*Brief*: Show every line containing "that" by copying it.
═════ Stored data
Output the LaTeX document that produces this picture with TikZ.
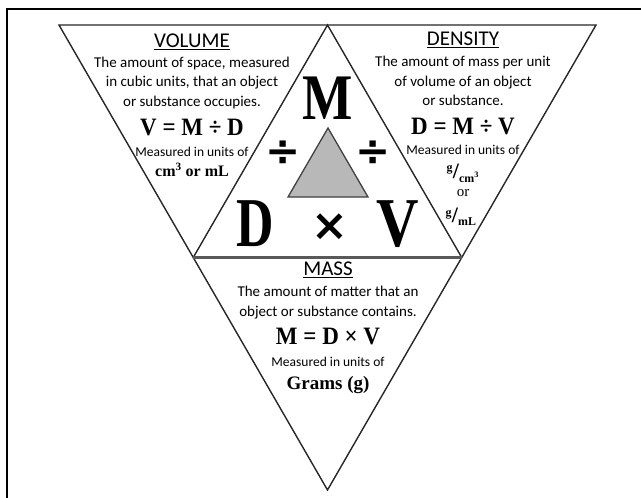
\documentclass[tikz,border=0pt]{standalone}
\usepackage{fontspec}
\setmainfont{Liberation Serif}
\setsansfont{Carlito}
\newfontfamily\symfam{DejaVu Sans}
\tikzset{
  tri/.style={line width=1.4pt, draw=black!85},
  midline/.style={line width=3pt, draw=black!65},
  head/.style={font=\sffamily\fontsize{21}{21}\selectfont, inner sep=0pt},
  desc/.style={font=\sffamily\fontsize{15}{19.5}\selectfont, align=center, inner sep=0pt},
  eqn/.style={font=\bfseries\fontsize{25}{25}\selectfont, inner sep=0pt},
  unitsline/.style={font=\sffamily\fontsize{13.5}{13.5}\selectfont, inner sep=0pt},
  unitval/.style={font=\bfseries\fontsize{16}{16}\selectfont, inner sep=0pt},
  fracunit/.style={font=\bfseries\fontsize{17}{17}\selectfont, inner sep=0pt},
  big/.style={font=\bfseries\fontsize{70}{70}\selectfont, inner sep=0pt},
  bigop/.style={font=\symfam\bfseries\fontsize{42}{42}\selectfont, inner sep=0pt},
}
\newcommand{\bigslash}{{\fontsize{22}{22}\selectfont/}}
\begin{document}
\begin{tikzpicture}[x=1pt,y=-1pt]
\useasboundingbox (0,0) rectangle (641,498);
\draw[line width=2pt] (7,520) -- (7,9) -- (660,9);
% geometry
\coordinate (TL) at (59,25);
\coordinate (TR) at (596,25);
\coordinate (B) at (327.5,490);
\coordinate (T) at (327.5,25);
\coordinate (ML) at (193.25,257.5);
\coordinate (MR) at (461.75,257.5);
\coordinate (gA) at (328,128);
\coordinate (gB) at (288,197);
\coordinate (gC) at (368,197);
\draw[tri] (TL) -- (TR) -- (B) -- cycle;
\draw[tri] (ML) -- (T) -- (MR);
\draw[midline] (ML) -- (MR);
\draw[fill=black!28, draw=black!75, line width=1.3pt] (gA) -- (gB) -- (gC) -- cycle;
% centre triangle letters
\node[big, font=\bfseries\fontsize{65}{65}\selectfont] (bigM) at (328,98) {\scalebox{0.82}[1]{M}};
\node[bigop] (divL) at (283,153) {÷};
\node[bigop] (divR) at (373,153) {÷};
\node[big] (bigD) at (255,224) {\scalebox{0.74}[1]{D}};
\node[bigop, font=\symfam\bfseries\fontsize{44}{44}\selectfont] (times) at (330,227) {×};
\node[big] (bigV) at (398,224) {\scalebox{0.84}[1]{V}};
% volume
\node[head] (volh) at (192,42) {\underline{VOLUME}};
\node[desc] (vold) at (192,82.5) {The amount of space, measured\\in cubic units, that an object\\or substance occupies.};
\node[eqn] (vole) at (192,128) {\scalebox{0.92}[1]{V = M ÷ D}};
\node[unitsline] (volm) at (192,152) {Measured in units of};
\node[unitval] (volu) at (192,170) {cm\textsuperscript{3} or mL};
% density
\node[head] (denh) at (463,40) {\underline{DENSITY}};
\node[desc] (dend) at (463,81) {The amount of mass per unit\\of volume of an object\\or substance.};
\node[eqn] (dene) at (463,127) {\scalebox{0.92}[1]{D = M ÷ V}};
\node[unitsline] (denm) at (463,150) {Measured in units of};
\node[fracunit] (denu1) at (463,173) {\textsuperscript{g}\bigslash\textsubscript{cm\textsuperscript{3}}};
\node[font=\fontsize{15}{15}\selectfont, inner sep=0pt] (denor) at (463,193) {or};
\node[fracunit] (denu2) at (461,217) {\textsuperscript{g}\bigslash\textsubscript{mL}};
% mass
\node[head] (masH) at (328,270) {\underline{MASS}};
\node[desc] (masd) at (328,302.5) {The amount of matter that an\\object or substance contains.};
\node[eqn] (mase) at (328,337) {\scalebox{0.92}[1]{M = D × V}};
\node[unitsline] (masm) at (328,362) {Measured in units of};
\node[unitval, font=\bfseries\fontsize{19}{19}\selectfont] (masu) at (328,385) {Grams (g)};
\end{tikzpicture}
\end{document}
══════════
*Written solution*:
Output the LaTeX document that produces this picture with TikZ.
\node[desc] (vold) at (192,82.5) {The amount of space, measured\\in cubic units, that an object\\or substance occupies.};
\node[desc] (masd) at (328,302.5) {The amount of matter that an\\object or substance contains.};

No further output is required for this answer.